A speeding incident involving a Toronto teacher and a passenger van full of students has many wondering what regulations are in place to prevent this situation in Windsor.

Father Henry Carr basketball coach Paul Melnik was driving 12 players to the provincial basketball championship in Windsor, Ont., when they caught him traveling 46 km/h more than the speed limit on the 401.

That’s just 4 km/h below what is considered "stunt driving" under the Ontario Highway Traffic Act.

The Chatham/Kent OPP handed him a speeding ticket and also fined him for not having the proper license to be carrying that many passengers.

The fact that it was done with a passenger van full of kids, by a driver with the wrong classification of licence, has driving instructor Dan Carson crying foul.

"The speeding itself is ridiculous...and with students in the vehicle I mean come on," said Carson.

Passenger vans are regulated by many school boards, but banned by others.

Driving a vehicle with more than ten seats requires an F licence, according to the Ontario Highway Traffic Act.

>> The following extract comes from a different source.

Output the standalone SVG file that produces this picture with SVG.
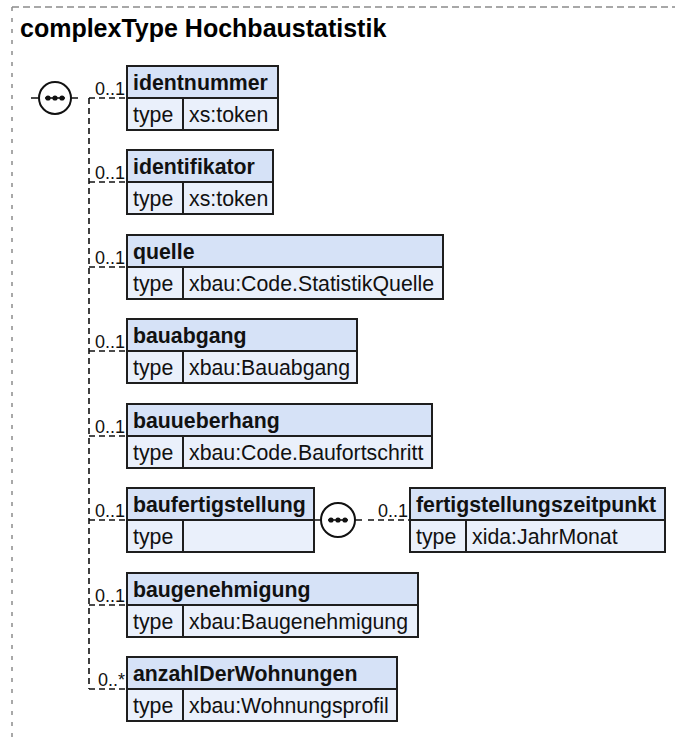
<svg xmlns="http://www.w3.org/2000/svg" width="675" height="742" viewBox="0 0 675 742">
<style>
.frame{fill:none;stroke:#8c8c8c;stroke-width:1.5}
.title{font-family:"Liberation Sans",Arial,sans-serif;font-weight:bold;font-size:25px;fill:#000}
.hd{fill:#d6e2f7;stroke:#1e1e1e;stroke-width:2}
.rw{fill:#eaf0fb;stroke:#1e1e1e;stroke-width:2}
.dv{stroke:#1e1e1e;stroke-width:2}
.nm{font-family:"Liberation Sans",Arial,sans-serif;font-weight:bold;font-size:21.3px;fill:#111}
.tx{font-family:"Liberation Sans",Arial,sans-serif;font-size:21.3px;fill:#111}
.card{font-family:"Liberation Sans",Arial,sans-serif;font-size:18px;fill:#111;text-anchor:end}
.dash{fill:none;stroke:#111;stroke-width:1.6;stroke-dasharray:6,4}
.solid{fill:none;stroke:#111;stroke-width:1.6}
.seq{fill:#fff;stroke:#111;stroke-width:2}
.dot{fill:#111}
</style>
<path class="frame" d="M12,7 H675" stroke-dasharray="7,4"/>
<path class="frame" d="M12,7 V742" stroke-dasharray="4,7"/>
<text class="title" x="20" y="37">complexType Hochbaustatistik</text>

<g id="connectors">
  <path class="solid" d="M31,98 H39 M71,98 H78"/>
  <path class="dash" d="M89,98 H127 M89,98 V689"/>
  <path class="dash" d="M89,182 H127 M89,267 H127 M89,351 H127 M89,436 H127 M89,520 H127 M89,605 H127 M89,689 H127"/>
  <path class="solid" d="M314,520 H321 M355,520 H362"/>
  <path class="dash" d="M368,520 H410"/>
  <text class="card" x="125" y="95">0..1</text>
  <text class="card" x="125" y="179">0..1</text>
  <text class="card" x="125" y="264">0..1</text>
  <text class="card" x="125" y="348">0..1</text>
  <text class="card" x="125" y="433">0..1</text>
  <text class="card" x="125" y="517">0..1</text>
  <text class="card" x="125" y="602">0..1</text>
  <text class="card" x="125" y="686">0..*</text>
  <text class="card" x="408" y="517">0..1</text>
</g>

<g id="seq1">
  <circle class="seq" cx="55" cy="98" r="16"/>
  <path class="solid" d="M45,98 H65"/>
  <circle class="dot" cx="48" cy="98" r="2.6"/><circle class="dot" cx="55" cy="98" r="2.6"/><circle class="dot" cx="62" cy="98" r="2.6"/>
</g>
<g id="seq2">
  <circle class="seq" cx="338" cy="520" r="17"/>
  <path class="solid" d="M328,520 H348"/>
  <circle class="dot" cx="331" cy="520" r="2.6"/><circle class="dot" cx="338" cy="520" r="2.6"/><circle class="dot" cx="345" cy="520" r="2.6"/>
</g>

<g id="identnummer">
  <rect class="hd" x="127" y="66" width="151" height="32"/>
  <rect class="rw" x="127" y="98" width="151" height="32"/>
  <line class="dv" x1="183" y1="98" x2="183" y2="130"/>
  <text class="nm" x="133" y="90">identnummer</text>
  <text class="tx" x="133" y="122">type</text>
  <text class="tx" x="189" y="122">xs:token</text>
</g>
<g id="identifikator">
  <rect class="hd" x="127" y="150" width="146" height="32"/>
  <rect class="rw" x="127" y="182" width="146" height="32"/>
  <line class="dv" x1="183" y1="182" x2="183" y2="214"/>
  <text class="nm" x="133" y="174">identifikator</text>
  <text class="tx" x="133" y="206">type</text>
  <text class="tx" x="189" y="206">xs:token</text>
</g>
<g id="quelle">
  <rect class="hd" x="127" y="235" width="316" height="32"/>
  <rect class="rw" x="127" y="267" width="316" height="32"/>
  <line class="dv" x1="183" y1="267" x2="183" y2="299"/>
  <text class="nm" x="133" y="259">quelle</text>
  <text class="tx" x="133" y="291">type</text>
  <text class="tx" x="189" y="291">xbau:Code.StatistikQuelle</text>
</g>
<g id="bauabgang">
  <rect class="hd" x="127" y="319" width="230" height="32"/>
  <rect class="rw" x="127" y="351" width="230" height="32"/>
  <line class="dv" x1="183" y1="351" x2="183" y2="383"/>
  <text class="nm" x="133" y="343">bauabgang</text>
  <text class="tx" x="133" y="375">type</text>
  <text class="tx" x="189" y="375">xbau:Bauabgang</text>
</g>
<g id="bauueberhang">
  <rect class="hd" x="127" y="404" width="305" height="32"/>
  <rect class="rw" x="127" y="436" width="305" height="32"/>
  <line class="dv" x1="183" y1="436" x2="183" y2="468"/>
  <text class="nm" x="133" y="428">bauueberhang</text>
  <text class="tx" x="133" y="460">type</text>
  <text class="tx" x="189" y="460">xbau:Code.Baufortschritt</text>
</g>
<g id="baufertigstellung">
  <rect class="hd" x="127" y="488" width="187" height="32"/>
  <rect class="rw" x="127" y="520" width="187" height="32"/>
  <line class="dv" x1="183" y1="520" x2="183" y2="552"/>
  <text class="nm" x="133" y="512">baufertigstellung</text>
  <text class="tx" x="133" y="544">type</text>
</g>
<g id="fertigstellungszeitpunkt">
  <rect class="hd" x="410" y="488" width="255" height="32"/>
  <rect class="rw" x="410" y="520" width="255" height="32"/>
  <line class="dv" x1="466" y1="520" x2="466" y2="552"/>
  <text class="nm" x="416" y="512">fertigstellungszeitpunkt</text>
  <text class="tx" x="416" y="544">type</text>
  <text class="tx" x="472" y="544">xida:JahrMonat</text>
</g>
<g id="baugenehmigung">
  <rect class="hd" x="127" y="573" width="291" height="32"/>
  <rect class="rw" x="127" y="605" width="291" height="32"/>
  <line class="dv" x1="183" y1="605" x2="183" y2="637"/>
  <text class="nm" x="133" y="597">baugenehmigung</text>
  <text class="tx" x="133" y="629">type</text>
  <text class="tx" x="189" y="629">xbau:Baugenehmigung</text>
</g>
<g id="anzahlDerWohnungen">
  <rect class="hd" x="127" y="657" width="270" height="32"/>
  <rect class="rw" x="127" y="689" width="270" height="32"/>
  <line class="dv" x1="183" y1="689" x2="183" y2="721"/>
  <text class="nm" x="133" y="681">anzahlDerWohnungen</text>
  <text class="tx" x="133" y="713">type</text>
  <text class="tx" x="189" y="713">xbau:Wohnungsprofil</text>
</g>
</svg>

"You require a commercial driver’s license. That’s a class F which means you're required to pass a medical, and written knowledge test ... plus, you have to take a road test," said Carson. "It takes a lot to handle a van like this one."

A representative for the Toronto Catholic District School Board said the board has "no specific policy" regulating the size of passenger vans used by schools.

But it’s a different story for The Windsor Essex Catholic District School Board, according to Manager of Policy Development Colleen Norris.

"We have an outright prohibition on any fifteen passenger vans," she said.

The board changed its policy after a New Brunswick high school basketball team collided with a transport truck travelling in a 15 passenger vehicle five years ago.

Ten to 14 passenger vans are allowed and it’s up to the principals to make sure those getting behind the wheel have the proper credentials, said Norris.

Scott Scantlebury of the Greater Essex County District School Board said the public board has even more rigid policies.

"Regulations in the field trip policy say explicitly that ten to fifteen passenger vans will not be rented for field trips," he said.

That may cover the schools but Carson said other groups haven’t followed suit.  

"You got church groups.  You've got boys scouts.  You've got all kinds of social groups that gather and transport and may not be aware of the rules exactly," he said.

Both school boards said they do not check the driving records of those transporting students.  A valid driver’s licence at the appropriate level is all that’s required.